The wheels are hardly the only things Cano did himself. Virtually all of the work on his award-winning ride was done as his shop, K-Noh’s Customs in Houston, where the car sits as a proud example of the caliber of work he and his guys offer. “It’s just a showpiece for the shop. I have a little display building just for it,” he says.
The biggest challenge for Cano was remodeling the car so that it sits just right on his fat 28-inch Lexani LSS 50 wheels. That required a custom air suspension set-up and a lot of cutting and welding on the frame. “Most Chargers are even with the bumper, so we had to cut into it so it could have that three-inch lift,” he says. “We didn’t want to just leave it dangling. We had to reinforce it and re-mold everything.”
Cano’s Charger doesn’t have a name, but it does have “K-Noh Editions” emblazoned on the car’s side. The vast majority of the car incorporates the vibrant “Orange Show” color theme. That includes everything under the hood, with its original 5.7 hemi and added a cold air intake, as well the black leather and orange suede interior.

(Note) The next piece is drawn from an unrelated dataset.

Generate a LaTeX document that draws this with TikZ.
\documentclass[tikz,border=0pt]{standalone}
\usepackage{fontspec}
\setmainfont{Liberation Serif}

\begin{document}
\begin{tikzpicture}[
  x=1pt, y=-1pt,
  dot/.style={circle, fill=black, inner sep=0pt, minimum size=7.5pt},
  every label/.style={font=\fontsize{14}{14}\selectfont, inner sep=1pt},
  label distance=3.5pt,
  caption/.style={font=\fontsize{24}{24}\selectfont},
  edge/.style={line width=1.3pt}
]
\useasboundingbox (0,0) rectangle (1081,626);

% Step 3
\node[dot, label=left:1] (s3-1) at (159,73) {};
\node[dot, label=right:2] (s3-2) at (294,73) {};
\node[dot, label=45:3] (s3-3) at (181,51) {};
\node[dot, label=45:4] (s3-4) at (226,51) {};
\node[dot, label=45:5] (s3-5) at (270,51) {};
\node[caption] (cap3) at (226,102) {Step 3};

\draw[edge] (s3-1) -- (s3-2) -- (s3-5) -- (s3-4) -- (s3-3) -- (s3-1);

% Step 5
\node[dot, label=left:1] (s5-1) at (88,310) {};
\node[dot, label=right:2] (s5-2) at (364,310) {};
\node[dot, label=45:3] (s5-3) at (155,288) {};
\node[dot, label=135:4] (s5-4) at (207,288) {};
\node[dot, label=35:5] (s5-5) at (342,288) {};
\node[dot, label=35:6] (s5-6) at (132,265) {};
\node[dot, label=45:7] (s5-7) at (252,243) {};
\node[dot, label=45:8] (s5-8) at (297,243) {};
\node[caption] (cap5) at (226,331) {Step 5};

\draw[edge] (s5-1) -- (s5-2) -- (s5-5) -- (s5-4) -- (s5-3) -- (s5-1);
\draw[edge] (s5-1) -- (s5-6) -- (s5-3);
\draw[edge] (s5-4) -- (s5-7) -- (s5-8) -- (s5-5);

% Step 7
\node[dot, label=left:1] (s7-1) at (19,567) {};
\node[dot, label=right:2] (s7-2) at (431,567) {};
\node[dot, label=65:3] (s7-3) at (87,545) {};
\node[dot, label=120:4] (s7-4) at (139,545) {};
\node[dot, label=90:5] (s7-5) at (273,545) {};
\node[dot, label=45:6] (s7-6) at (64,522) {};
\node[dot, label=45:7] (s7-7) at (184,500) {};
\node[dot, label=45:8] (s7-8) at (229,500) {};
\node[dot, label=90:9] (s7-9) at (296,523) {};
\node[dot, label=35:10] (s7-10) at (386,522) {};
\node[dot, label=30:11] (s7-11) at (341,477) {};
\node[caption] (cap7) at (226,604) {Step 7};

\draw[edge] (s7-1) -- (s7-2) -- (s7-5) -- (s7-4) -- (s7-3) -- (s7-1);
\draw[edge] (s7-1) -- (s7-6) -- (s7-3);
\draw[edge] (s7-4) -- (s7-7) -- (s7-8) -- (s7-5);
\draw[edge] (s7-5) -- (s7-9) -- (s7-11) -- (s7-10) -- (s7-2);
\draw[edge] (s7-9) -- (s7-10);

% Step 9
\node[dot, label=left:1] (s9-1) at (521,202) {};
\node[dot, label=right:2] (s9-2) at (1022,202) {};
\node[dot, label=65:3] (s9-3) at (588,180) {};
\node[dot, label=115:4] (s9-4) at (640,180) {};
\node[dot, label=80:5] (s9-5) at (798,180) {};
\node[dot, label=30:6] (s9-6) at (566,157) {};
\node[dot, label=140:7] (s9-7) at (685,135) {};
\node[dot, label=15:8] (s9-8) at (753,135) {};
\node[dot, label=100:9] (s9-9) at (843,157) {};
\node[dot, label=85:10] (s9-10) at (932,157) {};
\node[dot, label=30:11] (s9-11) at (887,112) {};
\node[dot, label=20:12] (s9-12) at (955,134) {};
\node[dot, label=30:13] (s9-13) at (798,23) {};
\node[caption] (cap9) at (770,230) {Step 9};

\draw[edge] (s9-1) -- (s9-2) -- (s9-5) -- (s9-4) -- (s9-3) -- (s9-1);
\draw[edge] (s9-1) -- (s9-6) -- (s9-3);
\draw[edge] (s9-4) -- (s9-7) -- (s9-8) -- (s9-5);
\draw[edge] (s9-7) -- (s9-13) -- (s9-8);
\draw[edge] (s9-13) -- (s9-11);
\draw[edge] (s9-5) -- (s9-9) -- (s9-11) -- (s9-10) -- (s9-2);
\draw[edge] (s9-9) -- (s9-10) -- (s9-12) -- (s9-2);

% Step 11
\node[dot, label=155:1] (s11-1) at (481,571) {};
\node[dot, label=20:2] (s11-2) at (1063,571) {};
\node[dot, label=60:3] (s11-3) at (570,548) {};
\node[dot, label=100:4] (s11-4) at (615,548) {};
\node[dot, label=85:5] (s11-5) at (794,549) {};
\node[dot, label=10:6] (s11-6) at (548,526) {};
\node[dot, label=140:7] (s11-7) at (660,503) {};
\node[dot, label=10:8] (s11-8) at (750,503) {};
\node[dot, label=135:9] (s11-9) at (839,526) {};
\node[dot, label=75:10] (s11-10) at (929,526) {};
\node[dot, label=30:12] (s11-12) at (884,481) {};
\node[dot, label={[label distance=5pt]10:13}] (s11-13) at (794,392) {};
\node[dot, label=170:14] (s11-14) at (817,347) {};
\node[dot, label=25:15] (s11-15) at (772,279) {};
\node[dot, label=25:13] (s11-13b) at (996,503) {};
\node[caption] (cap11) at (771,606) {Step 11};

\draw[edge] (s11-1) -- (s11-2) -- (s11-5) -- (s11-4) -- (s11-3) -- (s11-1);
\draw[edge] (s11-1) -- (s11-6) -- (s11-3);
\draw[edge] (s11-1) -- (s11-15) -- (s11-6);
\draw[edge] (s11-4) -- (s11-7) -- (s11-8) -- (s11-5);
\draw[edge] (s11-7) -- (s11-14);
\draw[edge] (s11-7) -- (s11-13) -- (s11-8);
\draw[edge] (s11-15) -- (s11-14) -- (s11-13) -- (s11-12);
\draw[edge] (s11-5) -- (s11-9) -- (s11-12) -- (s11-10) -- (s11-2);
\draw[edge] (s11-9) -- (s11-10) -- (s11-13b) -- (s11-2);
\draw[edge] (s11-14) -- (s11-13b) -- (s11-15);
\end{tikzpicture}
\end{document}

Even the pair of JL Audio 1,001 amps in the back window are painted to match the color theme. And the body’s got hidden yellow, gold and green flakes that pop when the sun hits. “I just wanted to go with something different. Everybody has red and blue,” Cano says.
Those amps feed into an audio-visual system that includes six Optima yellow top batteries, four monitors in the console and three more molded into the dash, two 13.5-inch speakers in the trunk and two 501s for the high notes – virtually all of it from JL Audio. “I just wanted to get the best I could afford,” Cano says.
The air suspension was the only part of the project that required outside help, so Cano went to his friends at Lil One’s Customs in Houston for that. In-house, he also got plenty of support from Jose Guerra, who was responsible for much of the vast fiberglass work the interior required. “I just want to thank Lil One’s Customs and my installer for the audio at my shop, Jose Guerra,” Cano says.
Cano’s charger has been a hit at shows, taking home first places often, and a best in show award at Magnificos. The reaction of judges and onlookers “is pretty good,” he says modestly. “I don’t have to do too much talking.”